Monitor Docker with StackState - Part 4

Lisa Wells
Lisa Wells
5 min read

Docker is an emerging platform to build and deploy software using lightweight, pared-down virtual machines known as containers. By delivering easy-to-provision recipes for developers and bit-for-bit compatibility between environments, Docker is a popular solution to solve continuous delivery in modern infrastructure. 

Like virtual machines before them, containers require a new monitoring strategy. Monitoring containerized applications and environments has also moved beyond just the operations team, or at the very least has opened up to more roles, as the DevOps movement encourages cross-team accountability and end-to-end responsibility. ‘You build it, you own it’. 

What should matter to you 

Modern monitoring solutions should be able to visualize a Dockerized landscape including its dependencies into an end-to-end view (from hardware level to business process level) that’s easy to analyze.

If you’re considering a change and want to be in control of your containerized landscape, here are some questions to ask:

  • Do you know which processes are running on which containers?

  • Do you know which metrics and events matter the most for your business?

  • Are you able to monitor dependencies and their impact?

  • When you upgrade or change something, what the impact will be?

  • How to integrate container monitoring with existing monitoring of dependent parts of the stack?

 Container monitoring innovation starts with recognizing that a new approach needs to align with the dramatic technology changes over the last decade.

Setup Docker monitoring in StackState

Traditional monitoring tools require an agent that runs on the same OS as the application. However, in a microservices environment, it is not desirable to run a monitoring agent inside a container. Not only because it adds a lot of overhead to the lightweight structures that containers are. More importantly: because it breaks the concept of process isolation, where each container runs only a single well-bounded process. 

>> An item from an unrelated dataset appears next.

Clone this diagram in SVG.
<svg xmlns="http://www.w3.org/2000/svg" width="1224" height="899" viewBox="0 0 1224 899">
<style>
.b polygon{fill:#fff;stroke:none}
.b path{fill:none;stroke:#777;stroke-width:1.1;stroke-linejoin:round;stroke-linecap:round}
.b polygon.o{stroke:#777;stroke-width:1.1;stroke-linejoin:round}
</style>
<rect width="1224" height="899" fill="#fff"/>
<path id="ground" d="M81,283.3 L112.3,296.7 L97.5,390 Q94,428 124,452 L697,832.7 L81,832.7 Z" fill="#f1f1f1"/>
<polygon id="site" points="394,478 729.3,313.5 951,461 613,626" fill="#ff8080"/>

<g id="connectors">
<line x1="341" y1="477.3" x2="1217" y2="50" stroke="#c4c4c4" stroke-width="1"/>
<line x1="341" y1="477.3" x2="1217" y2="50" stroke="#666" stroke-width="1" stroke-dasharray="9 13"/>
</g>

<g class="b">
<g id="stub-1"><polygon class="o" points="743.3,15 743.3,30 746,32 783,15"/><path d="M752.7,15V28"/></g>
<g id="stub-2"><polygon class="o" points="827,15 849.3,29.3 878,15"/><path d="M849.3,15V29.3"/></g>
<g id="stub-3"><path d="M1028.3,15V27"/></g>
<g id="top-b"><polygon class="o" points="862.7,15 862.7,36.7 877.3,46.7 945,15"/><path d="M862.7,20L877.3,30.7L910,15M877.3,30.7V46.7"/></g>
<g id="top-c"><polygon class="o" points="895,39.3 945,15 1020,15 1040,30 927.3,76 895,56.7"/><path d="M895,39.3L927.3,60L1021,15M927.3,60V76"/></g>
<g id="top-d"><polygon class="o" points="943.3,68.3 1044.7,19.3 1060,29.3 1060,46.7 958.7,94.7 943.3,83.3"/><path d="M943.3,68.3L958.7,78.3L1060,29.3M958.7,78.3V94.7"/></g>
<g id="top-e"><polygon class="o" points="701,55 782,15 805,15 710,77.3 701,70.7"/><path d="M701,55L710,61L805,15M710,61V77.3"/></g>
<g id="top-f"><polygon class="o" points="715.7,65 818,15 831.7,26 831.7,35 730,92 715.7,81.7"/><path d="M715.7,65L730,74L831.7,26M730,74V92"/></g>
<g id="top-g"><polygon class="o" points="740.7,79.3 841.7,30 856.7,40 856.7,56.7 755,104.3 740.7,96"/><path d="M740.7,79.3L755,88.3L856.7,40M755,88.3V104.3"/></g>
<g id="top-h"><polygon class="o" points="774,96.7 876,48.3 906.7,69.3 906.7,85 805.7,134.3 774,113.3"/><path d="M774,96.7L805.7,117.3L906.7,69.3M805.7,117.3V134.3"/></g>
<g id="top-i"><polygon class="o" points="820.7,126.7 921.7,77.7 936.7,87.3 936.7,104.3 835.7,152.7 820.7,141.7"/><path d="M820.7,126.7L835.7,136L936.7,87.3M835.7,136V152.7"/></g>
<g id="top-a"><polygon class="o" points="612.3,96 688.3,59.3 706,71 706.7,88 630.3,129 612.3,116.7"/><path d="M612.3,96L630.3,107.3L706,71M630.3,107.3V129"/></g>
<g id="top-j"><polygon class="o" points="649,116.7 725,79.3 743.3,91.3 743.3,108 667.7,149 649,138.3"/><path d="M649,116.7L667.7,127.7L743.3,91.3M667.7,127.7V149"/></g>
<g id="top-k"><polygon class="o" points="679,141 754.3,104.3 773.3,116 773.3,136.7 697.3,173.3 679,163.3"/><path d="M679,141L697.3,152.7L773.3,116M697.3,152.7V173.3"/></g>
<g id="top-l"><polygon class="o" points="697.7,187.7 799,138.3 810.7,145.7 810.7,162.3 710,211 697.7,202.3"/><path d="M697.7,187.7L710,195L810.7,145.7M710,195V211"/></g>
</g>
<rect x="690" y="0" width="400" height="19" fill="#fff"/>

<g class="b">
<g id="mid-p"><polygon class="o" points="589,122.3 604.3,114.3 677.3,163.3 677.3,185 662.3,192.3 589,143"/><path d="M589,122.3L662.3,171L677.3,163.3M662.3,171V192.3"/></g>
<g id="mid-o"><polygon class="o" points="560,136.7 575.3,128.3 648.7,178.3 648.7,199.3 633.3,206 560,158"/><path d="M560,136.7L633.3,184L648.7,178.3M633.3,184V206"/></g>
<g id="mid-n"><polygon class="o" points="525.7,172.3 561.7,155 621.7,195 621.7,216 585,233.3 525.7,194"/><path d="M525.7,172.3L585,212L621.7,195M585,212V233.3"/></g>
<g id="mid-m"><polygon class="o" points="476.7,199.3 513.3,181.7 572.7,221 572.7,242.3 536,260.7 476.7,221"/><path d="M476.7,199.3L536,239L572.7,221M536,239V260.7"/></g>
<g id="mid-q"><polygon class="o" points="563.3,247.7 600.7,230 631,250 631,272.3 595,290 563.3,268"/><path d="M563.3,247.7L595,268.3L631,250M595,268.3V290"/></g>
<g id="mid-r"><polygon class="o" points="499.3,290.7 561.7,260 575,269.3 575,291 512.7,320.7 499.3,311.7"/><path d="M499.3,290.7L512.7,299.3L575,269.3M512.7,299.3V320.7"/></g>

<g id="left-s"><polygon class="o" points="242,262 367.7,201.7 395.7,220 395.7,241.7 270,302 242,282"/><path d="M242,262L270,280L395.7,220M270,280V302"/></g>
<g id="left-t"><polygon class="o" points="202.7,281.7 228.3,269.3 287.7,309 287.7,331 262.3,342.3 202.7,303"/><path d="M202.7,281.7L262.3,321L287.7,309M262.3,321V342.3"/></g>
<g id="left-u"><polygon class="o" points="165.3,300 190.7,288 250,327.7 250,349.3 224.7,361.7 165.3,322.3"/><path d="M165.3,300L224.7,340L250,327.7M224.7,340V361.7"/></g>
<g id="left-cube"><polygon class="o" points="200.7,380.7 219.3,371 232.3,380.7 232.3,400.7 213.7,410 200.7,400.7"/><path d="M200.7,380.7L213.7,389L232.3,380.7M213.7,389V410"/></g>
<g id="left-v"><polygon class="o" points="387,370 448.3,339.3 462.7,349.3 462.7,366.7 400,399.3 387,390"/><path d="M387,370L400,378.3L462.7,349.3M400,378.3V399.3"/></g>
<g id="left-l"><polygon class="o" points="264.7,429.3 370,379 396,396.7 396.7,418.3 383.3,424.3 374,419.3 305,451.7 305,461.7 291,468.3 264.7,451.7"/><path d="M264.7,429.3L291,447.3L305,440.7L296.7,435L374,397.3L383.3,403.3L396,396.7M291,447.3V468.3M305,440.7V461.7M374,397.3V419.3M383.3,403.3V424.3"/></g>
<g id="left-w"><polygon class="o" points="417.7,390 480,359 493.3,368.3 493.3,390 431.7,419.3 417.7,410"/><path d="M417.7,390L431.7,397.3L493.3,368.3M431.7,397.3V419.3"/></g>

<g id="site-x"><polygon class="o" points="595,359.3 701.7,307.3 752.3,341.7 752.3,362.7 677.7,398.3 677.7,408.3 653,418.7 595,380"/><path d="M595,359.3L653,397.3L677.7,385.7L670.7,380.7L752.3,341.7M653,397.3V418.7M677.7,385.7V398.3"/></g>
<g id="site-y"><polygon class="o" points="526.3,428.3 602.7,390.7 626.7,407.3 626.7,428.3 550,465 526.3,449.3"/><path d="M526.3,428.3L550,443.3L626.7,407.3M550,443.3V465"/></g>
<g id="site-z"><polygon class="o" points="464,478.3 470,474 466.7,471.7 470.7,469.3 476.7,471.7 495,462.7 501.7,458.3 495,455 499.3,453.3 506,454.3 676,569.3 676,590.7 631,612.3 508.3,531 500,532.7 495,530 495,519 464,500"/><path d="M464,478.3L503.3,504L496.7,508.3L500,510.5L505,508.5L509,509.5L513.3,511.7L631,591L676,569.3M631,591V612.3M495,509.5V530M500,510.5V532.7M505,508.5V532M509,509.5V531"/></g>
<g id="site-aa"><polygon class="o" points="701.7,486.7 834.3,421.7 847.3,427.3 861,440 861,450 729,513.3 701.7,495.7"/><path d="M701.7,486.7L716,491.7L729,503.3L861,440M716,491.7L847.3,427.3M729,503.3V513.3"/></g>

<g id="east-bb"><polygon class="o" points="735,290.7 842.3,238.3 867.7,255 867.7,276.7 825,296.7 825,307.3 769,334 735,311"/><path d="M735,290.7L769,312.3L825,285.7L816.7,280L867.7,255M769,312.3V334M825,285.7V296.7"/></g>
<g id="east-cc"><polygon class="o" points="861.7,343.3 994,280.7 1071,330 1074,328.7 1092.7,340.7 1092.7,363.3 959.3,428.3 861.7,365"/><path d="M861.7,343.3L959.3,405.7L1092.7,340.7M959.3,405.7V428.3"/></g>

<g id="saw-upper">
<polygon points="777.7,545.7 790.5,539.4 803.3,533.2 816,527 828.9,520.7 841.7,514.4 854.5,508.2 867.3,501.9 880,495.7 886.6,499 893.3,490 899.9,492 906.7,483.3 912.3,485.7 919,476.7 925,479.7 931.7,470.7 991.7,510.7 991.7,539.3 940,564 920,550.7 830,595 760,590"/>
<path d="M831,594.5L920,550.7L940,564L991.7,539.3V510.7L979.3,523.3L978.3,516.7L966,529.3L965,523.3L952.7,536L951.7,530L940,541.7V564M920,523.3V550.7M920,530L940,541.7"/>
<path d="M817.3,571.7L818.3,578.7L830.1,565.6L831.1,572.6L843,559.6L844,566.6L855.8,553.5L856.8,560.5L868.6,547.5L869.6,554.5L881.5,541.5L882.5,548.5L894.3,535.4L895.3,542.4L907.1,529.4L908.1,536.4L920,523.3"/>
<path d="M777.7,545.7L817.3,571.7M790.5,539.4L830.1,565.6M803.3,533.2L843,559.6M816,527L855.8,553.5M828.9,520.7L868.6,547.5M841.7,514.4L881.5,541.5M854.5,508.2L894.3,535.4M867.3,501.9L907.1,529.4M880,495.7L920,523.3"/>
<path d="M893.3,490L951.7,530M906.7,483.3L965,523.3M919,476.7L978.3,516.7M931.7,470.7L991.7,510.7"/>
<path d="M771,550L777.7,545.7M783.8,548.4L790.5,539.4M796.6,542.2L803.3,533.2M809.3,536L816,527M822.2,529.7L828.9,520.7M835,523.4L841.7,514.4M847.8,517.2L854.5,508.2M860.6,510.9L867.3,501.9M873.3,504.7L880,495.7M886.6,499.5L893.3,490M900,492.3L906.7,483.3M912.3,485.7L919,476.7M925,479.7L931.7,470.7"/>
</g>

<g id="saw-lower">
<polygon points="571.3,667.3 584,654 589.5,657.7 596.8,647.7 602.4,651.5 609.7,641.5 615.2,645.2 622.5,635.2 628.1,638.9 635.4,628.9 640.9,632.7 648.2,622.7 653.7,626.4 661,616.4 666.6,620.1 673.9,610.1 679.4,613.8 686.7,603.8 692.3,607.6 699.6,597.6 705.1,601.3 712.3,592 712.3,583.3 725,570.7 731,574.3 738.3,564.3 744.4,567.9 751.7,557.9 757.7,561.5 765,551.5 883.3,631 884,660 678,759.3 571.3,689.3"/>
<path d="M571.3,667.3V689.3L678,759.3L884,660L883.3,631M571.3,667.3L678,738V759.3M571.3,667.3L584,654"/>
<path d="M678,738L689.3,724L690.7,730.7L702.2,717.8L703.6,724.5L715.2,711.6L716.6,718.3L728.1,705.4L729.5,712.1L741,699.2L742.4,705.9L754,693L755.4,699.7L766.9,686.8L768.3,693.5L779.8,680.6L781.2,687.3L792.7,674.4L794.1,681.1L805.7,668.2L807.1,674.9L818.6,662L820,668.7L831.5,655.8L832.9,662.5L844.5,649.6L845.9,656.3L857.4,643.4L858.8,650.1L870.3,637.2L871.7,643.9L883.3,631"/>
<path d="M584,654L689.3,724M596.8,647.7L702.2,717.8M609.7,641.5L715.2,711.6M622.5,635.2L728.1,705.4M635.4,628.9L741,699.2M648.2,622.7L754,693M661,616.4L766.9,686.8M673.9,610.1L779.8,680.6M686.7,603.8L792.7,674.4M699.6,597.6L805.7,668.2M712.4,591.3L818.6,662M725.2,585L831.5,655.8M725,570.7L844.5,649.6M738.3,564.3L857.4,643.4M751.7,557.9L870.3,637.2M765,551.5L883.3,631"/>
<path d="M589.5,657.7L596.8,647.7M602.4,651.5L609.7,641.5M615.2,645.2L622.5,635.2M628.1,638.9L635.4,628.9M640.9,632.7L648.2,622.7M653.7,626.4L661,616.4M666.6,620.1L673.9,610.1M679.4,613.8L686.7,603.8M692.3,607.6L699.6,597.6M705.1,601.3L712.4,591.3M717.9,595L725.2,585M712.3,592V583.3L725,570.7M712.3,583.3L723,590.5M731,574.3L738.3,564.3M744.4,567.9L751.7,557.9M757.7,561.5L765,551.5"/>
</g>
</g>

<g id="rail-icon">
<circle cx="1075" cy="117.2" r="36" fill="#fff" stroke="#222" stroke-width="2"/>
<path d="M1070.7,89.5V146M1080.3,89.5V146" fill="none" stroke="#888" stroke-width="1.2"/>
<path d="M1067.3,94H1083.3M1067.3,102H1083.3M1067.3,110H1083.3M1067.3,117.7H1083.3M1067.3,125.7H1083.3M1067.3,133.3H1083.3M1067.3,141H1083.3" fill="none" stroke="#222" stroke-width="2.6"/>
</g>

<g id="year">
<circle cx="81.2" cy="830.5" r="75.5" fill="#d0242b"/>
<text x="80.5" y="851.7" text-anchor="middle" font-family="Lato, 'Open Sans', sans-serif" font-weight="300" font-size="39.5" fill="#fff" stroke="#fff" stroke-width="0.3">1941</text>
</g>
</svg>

To set up Docker monitoring in StackState, you have to follow these 4 steps:

  1. Ensure Docker is running on the host.

  2. Install the agent as described in for your host OS.

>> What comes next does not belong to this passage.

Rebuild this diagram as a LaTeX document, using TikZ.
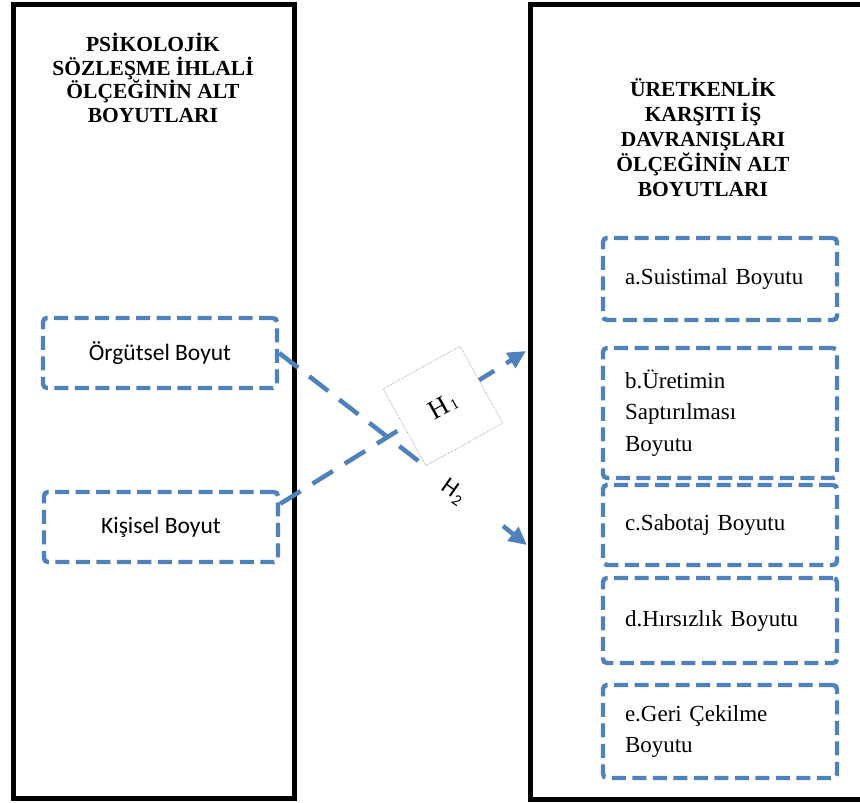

  3. Add the agent user to the docker group:usermod -a -G docker sts-agen

  4. Create docker_daemon.yaml by copying the example file in the agent conf.d directory. If you have a standard install of Docker on your host, there shouldn’t be anything you need to change to get the integration to work. 

Topology discovery

After installing the StackState agent, it will automatically discover your topology and keep track of what is running where. With the topology discovery feature, you can now continuously monitor your critical business processes and services, no matter how dynamic and complex the underlying infrastructure may be. 

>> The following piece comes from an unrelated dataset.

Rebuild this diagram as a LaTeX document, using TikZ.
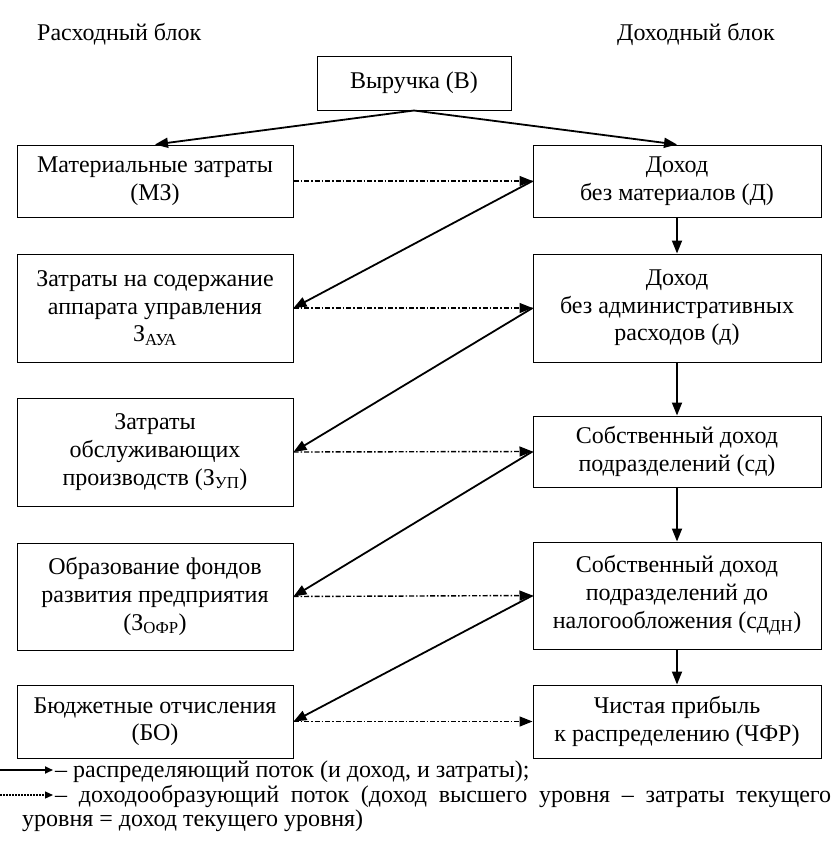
\documentclass[tikz,border=0pt]{standalone}
\usepackage{fontspec}
\setmainfont{Liberation Serif}
\usetikzlibrary{arrows.meta}
\tikzset{
  box/.style={draw, line width=1pt, rectangle, inner sep=0pt, align=center, font=\fontsize{24}{27.6}\selectfont},
  lbox/.style={box, minimum width=276pt},
  rbox/.style={box, minimum width=288pt},
  flow/.style={line width=1.8pt, -{Triangle[length=13pt,width=10pt]}},
  income/.style={line width=1.4pt, dash pattern=on 5pt off 2pt on 1.5pt off 2pt, -{Triangle[length=13pt,width=10pt]}},
  lbl/.style={inner sep=0pt, font=\fontsize{24}{27.6}\selectfont},
}
\begin{document}
\begin{tikzpicture}[x=1pt,y=-1pt]
\useasboundingbox (0,0) rectangle (836,846);
\node[lbl, anchor=west] (hl) at (37,34) {Расходный блок};
\node[lbl, anchor=west] (hr) at (617,34) {Доходный блок};

\node[box, minimum width=194pt, minimum height=54pt] (top) at (414,83) {Выручка (В)};

\node[lbox, minimum height=72pt] (L1) at (155,181) {Материальные затраты\\(МЗ)};
\node[lbox, minimum height=108pt] (L2) at (155,308) {Затраты на содержание\\аппарата управления\\З\textsubscript{АУА}};
\node[lbox, minimum height=108pt] (L3) at (155,452) {Затраты\\обслуживающих\\производств (З\textsubscript{УП})};
\node[lbox, minimum height=107pt] (L4) at (155,596.5) {Образование фондов\\развития предприятия\\(З\textsubscript{ОФР})};
\node[lbox, minimum height=73pt] (L5) at (155,721.5) {Бюджетные отчисления\\(БО)};

\node[rbox, minimum height=72pt] (R1) at (677,181) {Доход\\без материалов (Д)};
\node[rbox, minimum height=108pt] (R2) at (677,308) {Доход\\без административных\\расходов (д)};
\node[rbox, minimum height=71pt] (R3) at (677,451.5) {Собственный доход\\подразделений (сд)};
\node[rbox, minimum height=107pt] (R4) at (677,595.5) {Собственный доход\\подразделений до\\налогообложения (сд\textsubscript{ДН})};
\node[rbox, minimum height=73pt] (R5) at (677,721.5) {Чистая прибыль\\к распределению (ЧФР)};

\draw[flow] (top.south) -- (L1.north);
\draw[flow] (top.south) -- (R1.north);

\draw[income] (L1.east) -- (R1.west);
\draw[income] (L2.east) -- (R2.west);
\draw[income] (L3.east) -- (R3.west);
\draw[income] (L4.east) -- (R4.west);
\draw[income] (L5.east) -- (R5.west);

\draw[flow] (R1.west) -- (L2.east);
\draw[flow] (R2.west) -- (L3.east);
\draw[flow] (R3.west) -- (L4.east);
\draw[flow] (R4.west) -- (L5.east);

\draw[flow] (R1.south) -- (R2.north);
\draw[flow] (R2.south) -- (R3.north);
\draw[flow] (R3.south) -- (R4.north);
\draw[flow] (R4.south) -- (R5.north);

\coordinate (a1) at (0,770);
\coordinate (a2) at (53,770);
\coordinate (b1) at (0,795);
\coordinate (b2) at (53,795);
\draw[line width=1.8pt, -{Triangle[length=8pt,width=7pt]}] (a1) -- (a2);
\draw[line width=1.2pt, dash pattern=on 1.5pt off 1.5pt, -{Triangle[length=8pt,width=7pt]}] (b1) -- (b2);
\node[lbl, anchor=base west] (t1) at (55,777) {– распределяющий поток (и доход, и затраты);};
\node[lbl, anchor=base west] (t2) at (55,802) {\makebox[776pt][s]{– доходообразующий поток (доход высшего уровня – затраты текущего}};
\node[lbl, anchor=base west] (t3) at (22,826) {уровня = доход текущего уровня)};
\end{tikzpicture}
\end{document}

Docker Monitoring Overview

But, why do you need this topology at all, and what purpose does it serve? Well, it's more than just a nice graphical visualization. Let me explain it:

  • Containers add an extra layer of complexity between hosts and applications.

    With legacy systems, it's enough to know which hosts could be running a specific type of service. However, with containers, services run on multiple hosts and the containers can easily be moved around by orchestration tools such as Mesos or Kubernetes. Insight into the relationship between 'new IT' and 'old IT' has become a necessity to move forward. 

  • Containers depend on each other.

    It is important to cluster containers together and provide a holistic overview of how one group of containers depends and talks to another group. This makes it easy to know exactly how your microservices (and monoliths) architecture is set up and how it influences other parts of the stack. This allows you to find weak spots and improve enterprise architecture.

  • Troubleshooting across containers is very hard.

    Troubleshooting is hard. Visualizing the topology and dependencies makes it easier. The topology visualization is a very useful model to reason about what breaks, what broke first, and where actually breakages come from. Automating the troubleshooting process will significantly reduce the time and energy spent on manual root-cause analysis.


Our experience shows that adopting Docker and orchestration tools like Kubernetes and Mesos will have a huge impact on your current monitoring strategy. You’re going to need a modern monitoring solution that is able to visualize a Dockerized landscape including its dependencies into an end-to-end view (from hardware level to business process level) that’s easy to analyze. When looking at a container monitoring solution, the solution must be simple and scalable. It should have native support for Docker, Kubernetes and Mesos and give insight into the dependencies between Dockerized environments and the rest of your IT and Business landscape.